- WORK TO DO
Restate the data below word for word. Skip any images it contains.
** Begin **
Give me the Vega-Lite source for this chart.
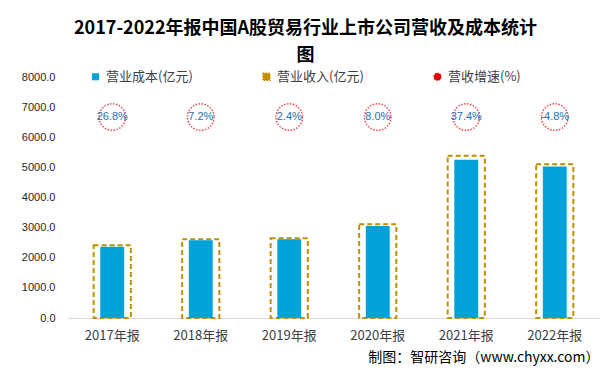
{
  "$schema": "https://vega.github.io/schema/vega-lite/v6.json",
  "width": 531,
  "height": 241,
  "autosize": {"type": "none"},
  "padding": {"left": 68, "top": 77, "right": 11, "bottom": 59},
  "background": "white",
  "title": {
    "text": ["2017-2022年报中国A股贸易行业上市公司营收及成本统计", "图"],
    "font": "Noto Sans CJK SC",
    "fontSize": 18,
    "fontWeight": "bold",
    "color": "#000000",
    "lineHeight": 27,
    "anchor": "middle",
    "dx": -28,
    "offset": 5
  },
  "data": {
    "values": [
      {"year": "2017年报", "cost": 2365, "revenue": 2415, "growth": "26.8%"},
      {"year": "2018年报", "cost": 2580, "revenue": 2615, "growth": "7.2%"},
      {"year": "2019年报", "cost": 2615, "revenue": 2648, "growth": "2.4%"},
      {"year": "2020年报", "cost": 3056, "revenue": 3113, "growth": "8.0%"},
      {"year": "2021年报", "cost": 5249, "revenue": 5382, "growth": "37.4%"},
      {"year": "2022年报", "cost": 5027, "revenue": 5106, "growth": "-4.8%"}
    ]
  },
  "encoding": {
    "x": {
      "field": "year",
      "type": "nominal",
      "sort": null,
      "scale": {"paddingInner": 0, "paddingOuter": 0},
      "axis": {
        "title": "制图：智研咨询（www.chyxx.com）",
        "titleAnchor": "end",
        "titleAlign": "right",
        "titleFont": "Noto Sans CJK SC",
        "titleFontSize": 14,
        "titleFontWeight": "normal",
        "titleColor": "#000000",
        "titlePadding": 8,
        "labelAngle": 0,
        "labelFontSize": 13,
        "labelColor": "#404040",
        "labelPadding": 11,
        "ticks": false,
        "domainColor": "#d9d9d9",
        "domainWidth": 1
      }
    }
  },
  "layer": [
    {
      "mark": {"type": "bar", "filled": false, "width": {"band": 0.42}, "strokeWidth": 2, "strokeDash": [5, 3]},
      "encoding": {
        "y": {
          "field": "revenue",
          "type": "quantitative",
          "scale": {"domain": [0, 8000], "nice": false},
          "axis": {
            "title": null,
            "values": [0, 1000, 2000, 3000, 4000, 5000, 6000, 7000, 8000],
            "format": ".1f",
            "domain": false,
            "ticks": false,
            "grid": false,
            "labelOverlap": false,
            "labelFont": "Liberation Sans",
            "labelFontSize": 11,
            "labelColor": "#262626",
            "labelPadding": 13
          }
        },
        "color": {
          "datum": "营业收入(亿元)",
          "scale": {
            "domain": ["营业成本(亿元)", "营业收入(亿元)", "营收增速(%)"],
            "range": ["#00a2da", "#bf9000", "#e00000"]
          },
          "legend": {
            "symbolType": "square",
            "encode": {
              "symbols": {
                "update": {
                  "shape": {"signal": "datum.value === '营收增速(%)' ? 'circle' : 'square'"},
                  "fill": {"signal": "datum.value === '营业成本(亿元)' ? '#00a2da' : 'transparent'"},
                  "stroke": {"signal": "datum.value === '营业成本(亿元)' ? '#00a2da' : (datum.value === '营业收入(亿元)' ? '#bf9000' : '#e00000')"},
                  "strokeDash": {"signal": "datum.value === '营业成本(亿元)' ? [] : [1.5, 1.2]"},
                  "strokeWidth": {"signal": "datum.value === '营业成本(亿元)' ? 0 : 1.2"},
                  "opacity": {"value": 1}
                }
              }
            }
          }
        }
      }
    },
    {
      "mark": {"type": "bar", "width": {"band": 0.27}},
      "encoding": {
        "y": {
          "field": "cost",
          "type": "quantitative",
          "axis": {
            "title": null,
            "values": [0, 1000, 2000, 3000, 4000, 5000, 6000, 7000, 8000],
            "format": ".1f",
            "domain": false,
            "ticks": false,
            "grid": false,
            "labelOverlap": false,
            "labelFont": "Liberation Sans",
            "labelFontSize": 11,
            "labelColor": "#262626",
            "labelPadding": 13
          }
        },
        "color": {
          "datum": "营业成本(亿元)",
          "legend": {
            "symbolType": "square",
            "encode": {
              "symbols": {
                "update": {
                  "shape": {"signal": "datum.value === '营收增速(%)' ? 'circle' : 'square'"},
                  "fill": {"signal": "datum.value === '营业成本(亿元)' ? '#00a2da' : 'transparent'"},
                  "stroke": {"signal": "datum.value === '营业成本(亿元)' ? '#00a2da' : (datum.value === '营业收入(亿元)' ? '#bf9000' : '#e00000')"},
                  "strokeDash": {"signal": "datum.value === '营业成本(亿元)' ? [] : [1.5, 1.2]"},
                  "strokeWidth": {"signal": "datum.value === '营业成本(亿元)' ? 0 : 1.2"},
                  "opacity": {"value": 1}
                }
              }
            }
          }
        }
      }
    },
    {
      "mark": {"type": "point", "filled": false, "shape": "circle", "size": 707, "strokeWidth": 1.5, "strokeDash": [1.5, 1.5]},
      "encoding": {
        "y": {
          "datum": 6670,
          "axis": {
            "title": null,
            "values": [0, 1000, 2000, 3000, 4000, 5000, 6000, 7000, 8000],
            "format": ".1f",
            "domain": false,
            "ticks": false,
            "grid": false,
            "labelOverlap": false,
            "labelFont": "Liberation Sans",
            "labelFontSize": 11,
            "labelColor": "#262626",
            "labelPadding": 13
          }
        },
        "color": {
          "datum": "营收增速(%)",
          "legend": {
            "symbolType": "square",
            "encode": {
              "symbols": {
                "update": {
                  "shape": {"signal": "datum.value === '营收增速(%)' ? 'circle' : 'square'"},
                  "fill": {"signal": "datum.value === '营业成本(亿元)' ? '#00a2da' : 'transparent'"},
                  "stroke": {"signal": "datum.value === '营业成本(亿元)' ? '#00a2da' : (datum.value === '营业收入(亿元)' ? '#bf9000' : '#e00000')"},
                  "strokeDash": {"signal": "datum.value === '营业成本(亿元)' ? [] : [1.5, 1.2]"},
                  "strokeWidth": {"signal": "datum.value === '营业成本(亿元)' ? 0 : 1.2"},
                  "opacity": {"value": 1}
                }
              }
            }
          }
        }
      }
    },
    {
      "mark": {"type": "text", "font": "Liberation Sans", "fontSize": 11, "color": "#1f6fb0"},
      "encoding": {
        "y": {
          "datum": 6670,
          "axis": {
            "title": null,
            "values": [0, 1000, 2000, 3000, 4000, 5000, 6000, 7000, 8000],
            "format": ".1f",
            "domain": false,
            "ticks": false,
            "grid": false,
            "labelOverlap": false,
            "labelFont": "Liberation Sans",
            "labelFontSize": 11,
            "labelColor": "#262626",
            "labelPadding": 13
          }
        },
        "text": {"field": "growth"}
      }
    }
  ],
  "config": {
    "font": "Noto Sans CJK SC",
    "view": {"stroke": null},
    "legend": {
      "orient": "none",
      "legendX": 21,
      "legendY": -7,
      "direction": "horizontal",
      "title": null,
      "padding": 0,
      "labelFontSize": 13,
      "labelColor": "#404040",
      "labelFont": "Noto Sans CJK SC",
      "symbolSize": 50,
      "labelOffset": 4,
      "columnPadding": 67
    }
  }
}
** End **
- WRITTEN REPLY
Give me the Vega-Lite source for this chart.
{
  "$schema": "https://vega.github.io/schema/vega-lite/v6.json",
  "width": 531,
  "height": 241,
  "autosize": {"type": "none"},
  "padding": {"left": 68, "top": 77, "right": 11, "bottom": 59},
  "background": "white",
  "title": {
    "text": ["2017-2022年报中国A股贸易行业上市公司营收及成本统计", "图"],
    "font": "Noto Sans CJK SC",
    "fontSize": 18,
    "fontWeight": "bold",
    "color": "#000000",
    "lineHeight": 27,
    "anchor": "middle",
    "dx": -28,
    "offset": 5
  },
  "data": {
    "values": [
      {"year": "2017年报", "cost": 2365, "revenue": 2415, "growth": "26.8%"},
      {"year": "2018年报", "cost": 2580, "revenue": 2615, "growth": "7.2%"},
      {"year": "2019年报", "cost": 2615, "revenue": 2648, "growth": "2.4%"},
      {"year": "2020年报", "cost": 3056, "revenue": 3113, "growth": "8.0%"},
      {"year": "2021年报", "cost": 5249, "revenue": 5382, "growth": "37.4%"},
      {"year": "2022年报", "cost": 5027, "revenue": 5106, "growth": "-4.8%"}
    ]
  },
  "encoding": {
    "x": {
      "field": "year",
      "type": "nominal",
      "sort": null,
      "scale": {"paddingInner": 0, "paddingOuter": 0},
      "axis": {
        "title": "制图：智研咨询（www.chyxx.com）",
        "titleAnchor": "end",
        "titleAlign": "right",
        "titleFont": "Noto Sans CJK SC",
        "titleFontSize": 14,
        "titleFontWeight": "normal",
        "titleColor": "#000000",
        "titlePadding": 8,
        "labelAngle": 0,
        "labelFontSize": 13,
        "labelColor": "#404040",
        "labelPadding": 11,
        "ticks": false,
        "domainColor": "#d9d9d9",
        "domainWidth": 1
      }
    }
  },
  "layer": [
    {
      "mark": {"type": "bar", "filled": false, "width": {"band": 0.42}, "strokeWidth": 2, "strokeDash": [5, 3]},
      "encoding": {
        "y": {
          "field": "revenue",
          "type": "quantitative",
          "scale": {"domain": [0, 8000], "nice": false},
          "axis": {
            "title": null,
            "values": [0, 1000, 2000, 3000, 4000, 5000, 6000, 7000, 8000],
            "format": ".1f",
            "domain": false,
            "ticks": false,
            "grid": false,
            "labelOverlap": false,
            "labelFont": "Liberation Sans",
            "labelFontSize": 11,
            "labelColor": "#262626",
            "labelPadding": 13
          }
        },
        "color": {
          "datum": "营业收入(亿元)",
          "scale": {
            "domain": ["营业成本(亿元)", "营业收入(亿元)", "营收增速(%)"],
            "range": ["#00a2da", "#bf9000", "#e00000"]
          },
          "legend": {
            "symbolType": "square",
            "encode": {
              "symbols": {
                "update": {
                  "shape": {"signal": "datum.value === '营收增速(%)' ? 'circle' : 'square'"},
                  "fill": {"signal": "datum.value === '营业成本(亿元)' ? '#00a2da' : 'transparent'"},
                  "stroke": {"signal": "datum.value === '营业成本(亿元)' ? '#00a2da' : (datum.value === '营业收入(亿元)' ? '#bf9000' : '#e00000')"},
                  "strokeDash": {"signal": "datum.value === '营业成本(亿元)' ? [] : [1.5, 1.2]"},
                  "strokeWidth": {"signal": "datum.value === '营业成本(亿元)' ? 0 : 1.2"},
                  "opacity": {"value": 1}
                }
              }
            }
          }
        }
      }
    },
    {
      "mark": {"type": "bar", "width": {"band": 0.27}},
      "encoding": {
        "y": {
          "field": "cost",
          "type": "quantitative",
          "axis": {
            "title": null,
            "values": [0, 1000, 2000, 3000, 4000, 5000, 6000, 7000, 8000],
            "format": ".1f",
            "domain": false,
            "ticks": false,
            "grid": false,
            "labelOverlap": false,
            "labelFont": "Liberation Sans",
            "labelFontSize": 11,
            "labelColor": "#262626",
            "labelPadding": 13
          }
        },
        "color": {
          "datum": "营业成本(亿元)",
          "legend": {
            "symbolType": "square",
            "encode": {
              "symbols": {
                "update": {
                  "shape": {"signal": "datum.value === '营收增速(%)' ? 'circle' : 'square'"},
                  "fill": {"signal": "datum.value === '营业成本(亿元)' ? '#00a2da' : 'transparent'"},
                  "stroke": {"signal": "datum.value === '营业成本(亿元)' ? '#00a2da' : (datum.value === '营业收入(亿元)' ? '#bf9000' : '#e00000')"},
                  "strokeDash": {"signal": "datum.value === '营业成本(亿元)' ? [] : [1.5, 1.2]"},
                  "strokeWidth": {"signal": "datum.value === '营业成本(亿元)' ? 0 : 1.2"},
                  "opacity": {"value": 1}
                }
              }
            }
          }
        }
      }
    },
    {
      "mark": {"type": "point", "filled": false, "shape": "circle", "size": 707, "strokeWidth": 1.5, "strokeDash": [1.5, 1.5]},
      "encoding": {
        "y": {
          "datum": 6670,
          "axis": {
            "title": null,
            "values": [0, 1000, 2000, 3000, 4000, 5000, 6000, 7000, 8000],
            "format": ".1f",
            "domain": false,
            "ticks": false,
            "grid": false,
            "labelOverlap": false,
            "labelFont": "Liberation Sans",
            "labelFontSize": 11,
            "labelColor": "#262626",
            "labelPadding": 13
          }
        },
        "color": {
          "datum": "营收增速(%)",
          "legend": {
            "symbolType": "square",
            "encode": {
              "symbols": {
                "update": {
                  "shape": {"signal": "datum.value === '营收增速(%)' ? 'circle' : 'square'"},
                  "fill": {"signal": "datum.value === '营业成本(亿元)' ? '#00a2da' : 'transparent'"},
                  "stroke": {"signal": "datum.value === '营业成本(亿元)' ? '#00a2da' : (datum.value === '营业收入(亿元)' ? '#bf9000' : '#e00000')"},
                  "strokeDash": {"signal": "datum.value === '营业成本(亿元)' ? [] : [1.5, 1.2]"},
                  "strokeWidth": {"signal": "datum.value === '营业成本(亿元)' ? 0 : 1.2"},
                  "opacity": {"value": 1}
                }
              }
            }
          }
        }
      }
    },
    {
      "mark": {"type": "text", "font": "Liberation Sans", "fontSize": 11, "color": "#1f6fb0"},
      "encoding": {
        "y": {
          "datum": 6670,
          "axis": {
            "title": null,
            "values": [0, 1000, 2000, 3000, 4000, 5000, 6000, 7000, 8000],
            "format": ".1f",
            "domain": false,
            "ticks": false,
            "grid": false,
            "labelOverlap": false,
            "labelFont": "Liberation Sans",
            "labelFontSize": 11,
            "labelColor": "#262626",
            "labelPadding": 13
          }
        },
        "text": {"field": "growth"}
      }
    }
  ],
  "config": {
    "font": "Noto Sans CJK SC",
    "view": {"stroke": null},
    "legend": {
      "orient": "none",
      "legendX": 21,
      "legendY": -7,
      "direction": "horizontal",
      "title": null,
      "padding": 0,
      "labelFontSize": 13,
      "labelColor": "#404040",
      "labelFont": "Noto Sans CJK SC",
      "symbolSize": 50,
      "labelOffset": 4,
      "columnPadding": 67
    }
  }
}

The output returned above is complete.